One hundred Aggie business owners came back to Aggieland Friday to be recognized for success in their business.
For 10 years, the Aggie 100 has recognized the top 100 Aggie-owned or run businesses in the world with a luncheon where the full rankings are revealed. To be considered, a business must be at least 50 percent Aggie-owned or operated at the corporate level, been in business for five years, have a net worth of at least $250,000 and have net growth that has compounded over the past three years.
From engineering firms to athletic-based businesses, Jimmy McCord, Class of 1969 and first-time Aggie 100 honoree, said earning an invitation to the prestigious event in the Bethancourt Ballroom serves as a badge of honor and pride.

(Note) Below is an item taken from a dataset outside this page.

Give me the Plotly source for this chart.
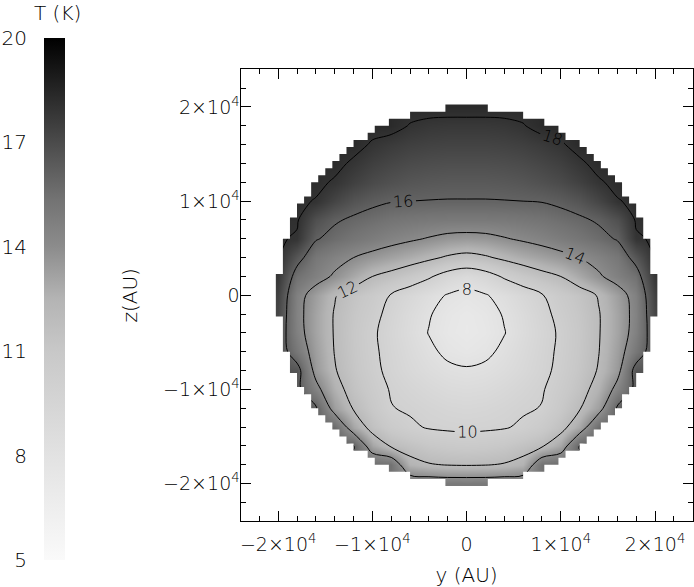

“It’s exciting,” McCord said. “We’re very excited. It’s great to be an Aggie and it’s an honor to be considered one of the fastest growing Aggie businesses.”
While McCord’s business, McCord Engineering, was just honored for the first time, its employees have brought their expertise to utility companies across Texas for quite some time.
“We’re particularly pleased because we’ve been doing this type of work for 45 years, and we aren’t a startup company,” McCord said. “We’ve been doing it for a long time, and it’s very rewarding to be included.”
Even for repeat honorees such as Cody Catalena, Class of 1997, of the NetNearU WiFi software firm, the Aggie 100 gives a tangible representation of a job well done.
“It’s a great honor,” Catalena said. “It’s really a testament to each of our employee’s hard work, and everybody in our company that has help it grow year after year, allowing us to make the Aggie 100 two years in a row.”
Catalena said working closely with fellow Aggies in the business world brings great benefits.
“Everywhere you go, you run into Aggies and we’ve found that in companies that we’ve met to do business with as well,” Catalena said. “If you’re negotiating with a company and you have an Aggie across the table from you it can make things go a lot easier. You can have a common thread and we find that everywhere.”
With 100 Aggie businesses honored, and many more to come, the Aggie 100 will continue to celebrate the leaders in business produced by Texas A&M.